Note: The above procedure resets the computer’s PRAM. After resetting the PMU, be sure to reset the time, date, and other system parameter settings.
If you want to check the power supply, then this might come in handy:
Power Supply Verification
To power on, the computer’s logic board requires a “trickle” power of +5V. If the system fails to power on, first reset the PMU. Then follow the procedure outlined below to determine whether the problem is related to the power supply.
Note: To verify the power supply, you need a volt meter.
- Remove the power cord from the computer.
- Open the computer, lay it on its side with the access side facing up.
- Remove the front inlet fan assembly.
- Remove the black plastic cap covering the 24-pin power supply cable connector (the P1 or largest connector).
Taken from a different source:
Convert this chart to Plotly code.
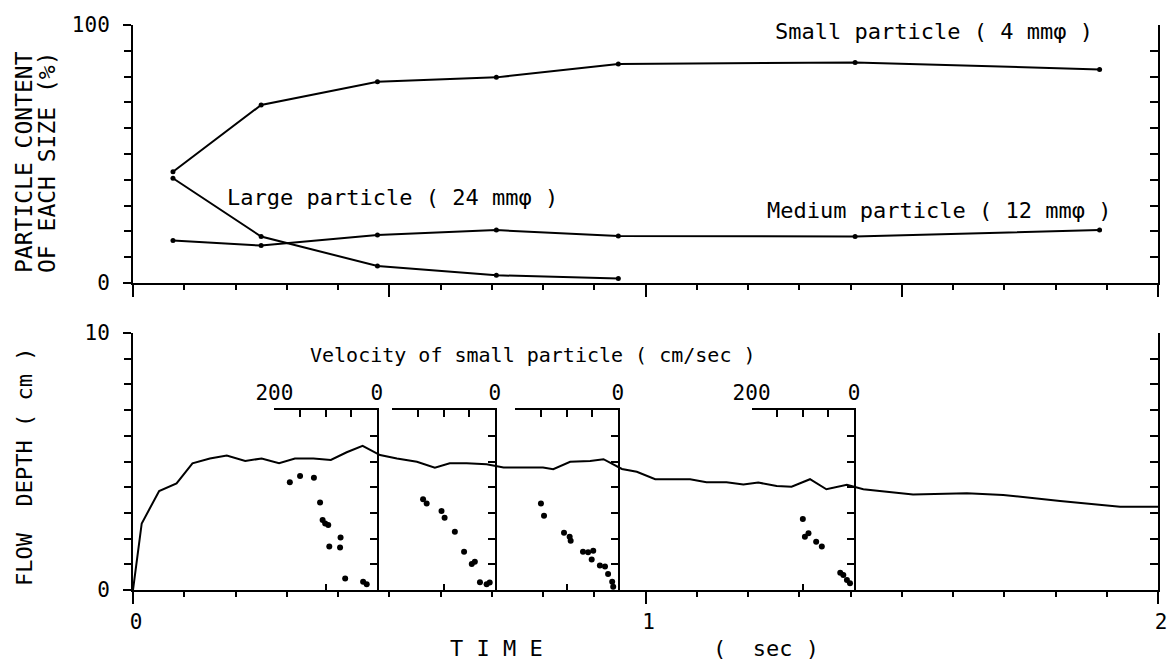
import plotly.graph_objects as go

# ---------------- data ----------------
# Top panel: particle content (%) at sampling times (sec)
sample_times = [0.078, 0.250, 0.477, 0.709, 0.947, 1.409, 1.886]
small_pct = [43.1, 69.0, 78.0, 79.7, 84.9, 85.5, 82.8]
medium_pct = [16.5, 14.5, 18.6, 20.5, 18.2, 18.0, 20.5]
large_times = [0.078, 0.250, 0.477, 0.709, 0.947]
large_pct = [40.6, 18.0, 6.6, 3.0, 1.7]

# Bottom panel: flow depth (cm) vs time (sec)
flow_t = [0.0, 0.017, 0.051, 0.085, 0.116, 0.150, 0.183, 0.219, 0.251, 0.285,
          0.316, 0.352, 0.386, 0.417, 0.448, 0.482, 0.515, 0.554, 0.589, 0.618,
          0.651, 0.690, 0.723, 0.800, 0.820, 0.853, 0.892, 0.918, 0.954, 0.983,
          1.019, 1.048, 1.087, 1.119, 1.158, 1.191, 1.220, 1.256, 1.285, 1.321,
          1.353, 1.393, 1.425, 1.457, 1.522, 1.627, 1.698, 1.809, 1.926, 2.0]
flow_d = [0.0, 2.59, 3.85, 4.15, 4.93, 5.12, 5.23, 5.02, 5.12, 4.93,
          5.12, 5.12, 5.06, 5.36, 5.61, 5.25, 5.12, 4.99, 4.76, 4.93,
          4.93, 4.89, 4.77, 4.77, 4.70, 4.99, 5.02, 5.09, 4.71, 4.60,
          4.31, 4.31, 4.31, 4.19, 4.19, 4.11, 4.18, 4.05, 4.02, 4.31,
          3.92, 4.09, 3.92, 3.85, 3.72, 3.76, 3.70, 3.46, 3.24, 3.24]

# Velocity profiles of small particles (cm/sec vs depth cm) at four times
profile_times = [0.476, 0.706, 0.946, 1.407]
profile_v = [
    [170, 150, 123, 111, 106, 101, 95, 71, 93, 72, 62, 27, 20],
    [140, 133, 104, 98, 78, 60, 45, 39, 29, 16, 10],
    [150, 144, 105, 94, 92, 68, 58, 48, 51, 35, 25, 19, 11, 9],
    [100, 96, 89, 74, 63, 27, 21, 14, 8],
]
profile_d = [
    [4.19, 4.44, 4.37, 3.40, 2.72, 2.59, 2.53, 2.04, 1.69, 1.65, 0.45, 0.32, 0.22],
    [3.53, 3.37, 3.07, 2.81, 2.27, 1.49, 1.01, 1.10, 0.30, 0.22, 0.29],
    [3.37, 2.89, 2.23, 2.07, 1.92, 1.49, 1.47, 1.53, 1.19, 0.95, 0.91, 0.62, 0.32, 0.13],
    [2.76, 2.07, 2.21, 1.88, 1.69, 0.67, 0.58, 0.39, 0.26],
]
velocity_ticks = [200, 150, 100, 50, 0]
velocity_bottom_ticks = [200, 100]
velocity_labels = [
    ["200", "", "", "", "0"],
    ["", "", "", "", "0"],
    ["", "", "", "", "0"],
    ["200", "", "", "", "0"],
]
VEL_MAX = 200          # cm/sec shown on each velocity scale
VEL_PER_SEC = 1000     # cm/sec per second of time axis
BOX_DEPTH = 7          # top of each velocity scale (cm)

# ---------------- layout helpers ----------------
W, H = 1168, 665
FONT = "DejaVu Sans Mono"


def px(x):
    return x / W


def py(y):
    return 1 - y / H


X0, X1 = px(133), px(1158)
TOP = [py(283), py(25)]
BOT = [py(590), py(333)]
T_RANGE = [0, 2]
D_RANGE = [0, 10]


def tx(t):
    return X0 + (t - T_RANGE[0]) / (T_RANGE[1] - T_RANGE[0]) * (X1 - X0)


LW = 2
BLACK = "black"
tickfont = dict(family=FONT, size=21, color=BLACK)

fig = go.Figure()

# top panel lines
for xs, ys in [(sample_times, small_pct), (sample_times, medium_pct), (large_times, large_pct)]:
    fig.add_trace(go.Scatter(x=xs, y=ys, mode="lines+markers",
                             line=dict(color=BLACK, width=LW),
                             marker=dict(color=BLACK, size=5),
                             xaxis="x", yaxis="y", showlegend=False, hoverinfo="skip"))

# flow depth line
fig.add_trace(go.Scatter(x=flow_t, y=flow_d, mode="lines",
                         line=dict(color=BLACK, width=LW),
                         xaxis="x2", yaxis="y2", showlegend=False, hoverinfo="skip"))

# invisible traces for right-side axes
fig.add_trace(go.Scatter(x=[None], y=[None], xaxis="x", yaxis="y3", showlegend=False))
fig.add_trace(go.Scatter(x=[None], y=[None], xaxis="x2", yaxis="y4", showlegend=False))

# velocity profile boxes
for i, t0 in enumerate(profile_times):
    k = i + 3          # velocity axis (top)
    kb = i + 7         # velocity ticks at the bottom
    yk = i + 5         # depth axis of the box (right)
    dom_x = [tx(t0 - VEL_MAX / VEL_PER_SEC), tx(t0)]
    fig.add_trace(go.Scatter(x=profile_v[i], y=profile_d[i], mode="markers",
                             marker=dict(color=BLACK, size=6),
                             xaxis=f"x{k}", yaxis=f"y{yk}",
                             showlegend=False, hoverinfo="skip"))
    fig.add_trace(go.Scatter(x=[None], y=[None], xaxis=f"x{kb}", yaxis=f"y{yk}",
                             showlegend=False, hoverinfo="skip"))
    fig.layout[f"xaxis{k}"] = dict(
        domain=dom_x,
        range=[VEL_MAX, 0], anchor=f"y{yk}", side="top",
        showline=True, linecolor=BLACK, linewidth=LW,
        ticks="inside", tickvals=velocity_ticks, ticktext=velocity_labels[i],
        ticklen=7, tickwidth=LW, tickcolor=BLACK, tickfont=tickfont,
        showgrid=False, zeroline=False, fixedrange=True, automargin=False)
    fig.layout[f"xaxis{kb}"] = dict(
        domain=dom_x, overlaying=f"x{k}",
        range=[VEL_MAX, 0], anchor=f"y{yk}", side="bottom",
        showline=False, ticks="inside", tickvals=velocity_bottom_ticks,
        showticklabels=False, ticklen=6, tickwidth=LW, tickcolor=BLACK,
        showgrid=False, zeroline=False, fixedrange=True, automargin=False)
    fig.layout[f"yaxis{yk}"] = dict(
        domain=[BOT[0], BOT[0] + BOX_DEPTH / (D_RANGE[1] - D_RANGE[0]) * (BOT[1] - BOT[0])],
        range=[0, BOX_DEPTH], anchor=f"x{k}", side="right",
        showline=True, linecolor=BLACK, linewidth=LW,
        ticks="inside", dtick=1, ticklen=7, tickwidth=LW, tickcolor=BLACK,
        showticklabels=False, showgrid=False, zeroline=False, fixedrange=True,
        automargin=False)

common = dict(showline=True, linecolor=BLACK, linewidth=LW, tickcolor=BLACK,
              tickwidth=LW, showgrid=False, zeroline=False, tickfont=tickfont,
              fixedrange=True, automargin=False)

fig.update_layout(
    width=W, height=H, margin=dict(l=0, r=0, t=0, b=0, pad=0),
    paper_bgcolor="white", plot_bgcolor="rgba(0,0,0,0)",
    showlegend=False,
    xaxis=dict(domain=[X0, X1], range=T_RANGE, anchor="y", ticks="outside",
               tickvals=[0, 0.5, 1, 1.5, 2], ticklen=12, showticklabels=False,
               minor=dict(dtick=0.1, ticks="outside", ticklen=5, tickwidth=LW, tickcolor=BLACK),
               **common),
    yaxis=dict(domain=TOP, range=[0, 100], anchor="x", ticks="outside",
               tickvals=[0, 100], ticktext=["0", "100"], ticklen=8,
               ticklabelstandoff=9,
               minor=dict(dtick=10, ticks="outside", ticklen=7, tickwidth=LW, tickcolor=BLACK),
               **common),
    yaxis3=dict(overlaying="y", anchor="x", side="right", range=[0, 100],
                ticks="inside", dtick=10, ticklen=8, showticklabels=False, **common),
    xaxis2=dict(domain=[X0, X1], range=T_RANGE, anchor="y2", ticks="outside",
                tickvals=[0, 1, 2], ticktext=["0", "1", "2"], ticklen=12,
                ticklabelstandoff=0, ticklabelshift=3,
                minor=dict(dtick=0.1, ticks="outside", ticklen=5, tickwidth=LW, tickcolor=BLACK),
                **common),
    yaxis2=dict(domain=BOT, range=D_RANGE, anchor="x2", ticks="outside",
                tickvals=[0, 10], ticktext=["0", "10"], ticklen=8,
                ticklabelstandoff=9,
                minor=dict(dtick=1, ticks="outside", ticklen=7, tickwidth=LW, tickcolor=BLACK),
                **common),
    yaxis4=dict(overlaying="y2", anchor="x2", side="right", range=D_RANGE,
                ticks="inside", dtick=1, ticklen=8, showticklabels=False, **common),
)

# text annotations
def ann(text, x, y, size=22, angle=0):
    fig.add_annotation(text=text, x=px(x), y=py(y), xref="paper", yref="paper",
                       xanchor="center", yanchor="middle", showarrow=False,
                       textangle=angle, font=dict(family=FONT, size=size, color=BLACK))


ann("Small particle ( 4 mmφ )", 934, 32)
ann("Large particle ( 24 mmφ )", 392, 197)
ann("Medium particle ( 12 mmφ )", 939, 210)
ann("Velocity of small particle ( cm/sec )", 533, 355, size=20)
ann("T I M E", 496, 648)
ann("(  sec )", 766, 648)
ann("PARTICLE CONTENT", 24, 162, size=23, angle=-90)
ann("OF EACH SIZE (%)", 47, 162, size=23, angle=-90)
ann("FLOW  DEPTH ( cm )", 24, 467, size=22, angle=-90)

fig.write_html("out.html", config={"displayModeBar": False},
               post_script="document.body.style.margin='0';")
The cap fits tightly over the connector. To remove it, rock the cap gently forward and backward as you lift up.
Note: This is a top view of the connector when it is plugged into the logic board.
- Press the release latch on the connector and disconnect the cable from the logic board.
- Plug a known good power cord into the computer. Do not turn on the computer.
- On the power supply cable connector: connect the black lead of the volt meter to pin 23 and connect the red lead of the volt meter to pin 1.
Note: This is a bottom view of the connector when it is unplugged and facing up.
The volt meter should measure approximately +5V. If you do not get a reading of +5V, recheck the volt meter connections and measure the voltage again. If the voltage is still not present, replace the power supply.
Power Supply P1 Connector
For now you do not want to replace anything but just check to see if you can narrow it down.